What needs to be done |
Give the number of lines that include the word "chart", nothing more.

Material |
--------
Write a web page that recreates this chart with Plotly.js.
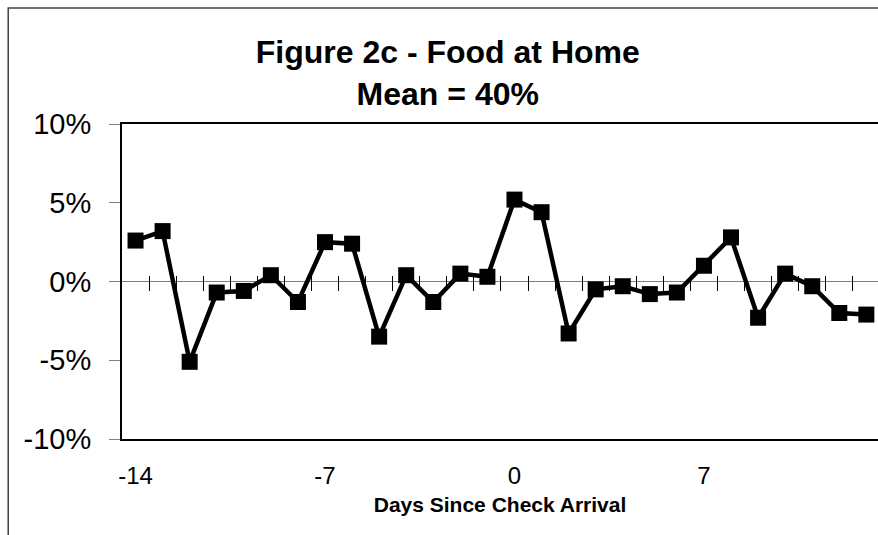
<!DOCTYPE html>
<html>
<head>
<meta charset="utf-8">
<script src="https://cdn.plot.ly/plotly-3.0.1.min.js"></script>
<style>
html,body{margin:0;padding:0;background:#fff;overflow:hidden;}
#chart{width:878px;height:535px;}
</style>
</head>
<body>
<div id="chart"></div>
<script>
// Days since check arrival
var days = [-14,-13,-12,-11,-10,-9,-8,-7,-6,-5,-4,-3,-2,-1,0,1,2,3,4,5,6,7,8,9,10,11,12,13];
// Deviation from mean (percent)
var deviation = [2.6,3.2,-5.1,-0.7,-0.6,0.4,-1.3,2.5,2.4,-3.5,0.4,-1.3,0.5,0.3,5.2,4.4,-3.3,-0.5,-0.3,-0.8,-0.7,1.0,2.8,-2.3,0.5,-0.3,-2.0,-2.1];
// Axis ticks
var xTickVals = [-14,-7,0,7];
var xTickText = ['-14','-7','0','7'];
var yTickVals = [-10,-5,0,5,10];
var yTickText = ['-10%','-5%','0%','5%','10%'];
// category boundaries for the tick marks on the zero line
var boundaryTicks = [];
for (var i = 0; i < days.length - 1; i++) boundaryTicks.push(days[i] + 0.5);

var font = 'Liberation Sans, Arial, sans-serif';
var xr = [-14.5, 13.43];

var traces = [
  {x: days, y: deviation, type: 'scatter', mode: 'lines+markers',
   line: {color: '#000', width: 4.5},
   marker: {symbol: 'square', size: 16, color: '#000'},
   hoverinfo: 'x+y', showlegend: false},
  {x: [], y: [], xaxis: 'x2', type: 'scatter', showlegend: false}
];

var layout = {
  width: 878, height: 535,
  margin: {l: 122, r: 0, t: 124, b: 96},
  paper_bgcolor: '#fff', plot_bgcolor: '#fff',
  font: {family: font, color: '#000'},
  title: {
    text: '<b>Figure 2c - Food at Home</b><br><b>Mean = 40%</b>',
    font: {family: font, size: 32, color: '#000'},
    x: 0.51, xanchor: 'center', xref: 'container',
    y: 0.882, yanchor: 'top', yref: 'container'
  },
  xaxis: {
    range: xr, showgrid: false, zeroline: false,
    showline: true, linecolor: '#000', linewidth: 2, mirror: true,
    tickmode: 'array', tickvals: xTickVals, ticktext: xTickText,
    ticks: 'outside', ticklen: 14, tickcolor: 'rgba(0,0,0,0)',
    tickfont: {family: font, size: 24, color: '#000'},
    title: {text: '<b>Days Since Check Arrival</b>', font: {family: font, size: 21, color: '#000'}, standoff: 10}
  },
  xaxis2: {
    range: xr, overlaying: 'x', anchor: 'free', position: 0.522,
    showgrid: false, zeroline: false, showline: false,
    tickmode: 'array', tickvals: boundaryTicks, showticklabels: false,
    ticks: 'outside', ticklen: 15, tickcolor: '#000', tickwidth: 1
  },
  yaxis: {
    range: [-10, 10], showgrid: false,
    zeroline: true, zerolinecolor: '#808080', zerolinewidth: 1.5,
    showline: true, linecolor: '#000', linewidth: 2, mirror: true,
    tickmode: 'array', tickvals: yTickVals, ticktext: yTickText,
    ticks: 'outside', ticklen: 11, tickcolor: '#808080', tickwidth: 1,
    ticklabelstandoff: 12,
    tickfont: {family: font, size: 29, color: '#000'}
  },
  shapes: [
    {type: 'rect', xref: 'paper', yref: 'paper',
     x0: -0.1505, x1: 1.2, y0: -0.4, y1: 1.368,
     line: {color: '#404040', width: 1.5}, fillcolor: 'rgba(0,0,0,0)', layer: 'below'}
  ]
};

Plotly.newPlot('chart', traces, layout, {displayModeBar: false, staticPlot: true});
</script>
</body>
</html>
--------
Solution below |
4